Camden School Board Settles Lawsuit over Punishment for $500,000

Kevin C. Shelly, Courier Post, August 13, 2012

The school board has agreed to pay $500,000 to settle a lawsuit brought by seven Hispanic students, who were made to eat lunch on the floor as punishment for spilling a jug of water.

The February 2008 incident at Charles Sumner Elementary School in Liberty Park had stirred claims of bias and underscored tensions between the city’s black and Hispanic communities.

Without admitting any guilt, the Camden Board of Education recently approved the settlement with the former fifth-grade students. {snip}

Under the settlement, the students will split $280,000, which works out to $31,428 each. Their attorney, Alan H. Schorr of Cherry Hill, will get $220,000.

The board had previously settled with the students’ teacher, Jose Rivera, who was fired after reporting the incident to the board of education.

Rivera, who holds a teaching job in another district, was awarded $75,000, with $50,000 of that payment going to Schorr.

The administrator who imposed the punishment, Theresa Brown, was reassigned to another school. Brown, now a vice principal at Camden High School, could not be reached for comment.

{snip}

According to the suit, the punishment occurred after a student in Rivera’s bilingual class — overseen that day by a substitute teacher — tried to change a jug of water in a water cooler and caused a spill.

Brown then allegedly punished the class of about 15 Puerto Rican students by making them eat on the cafeteria floor, while other classes were seated at tables. Some students in Rivera’s class were absent on the day of the spill, but they also were subject to the continuing punishment, the lawsuit says.

Brown also threatened the students with additional punishment if they told anyone about the punishment, the lawsuit said.

{snip}

Concerned that he would face retaliation if he went to the school’s administration, Rivera coached his class to tell their parents to contact school board members.

The students followed through — but Rivera’s plan backfired.

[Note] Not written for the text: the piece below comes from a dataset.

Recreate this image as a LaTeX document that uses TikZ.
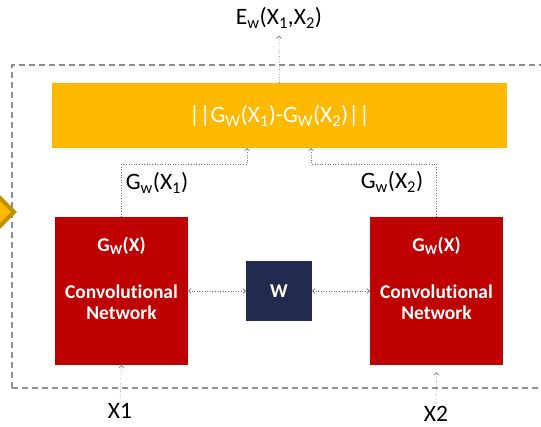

He was suspended by the board for failing to notify the principal, and was fired in March 2008 for “conduct unbecoming a board employee.”

{snip}

A review by the state Department of Education concluded Brown had forced students to eat on the floor as punishment for five consecutive days, but it said that was not a racist act.

{snip}

The school board, led by then-President Sara Davis, who remains on the board, initially brushed off the incident as “isolated.”

But the board, like the city, split along racial lines.

Both of the Hispanic school board members serving at the time of the incident, Luis Lopez, who is now a city council member, and Amalia Adame, voted against transferring Brown rather than firing her.

Lopez and Councilman Frank Moran, who is now the president of council, attended rallies to protest the board’s handling of the incident. Lopez called Brown’s transfer — rather than firing — “a slap in the face to the Hispanic community.”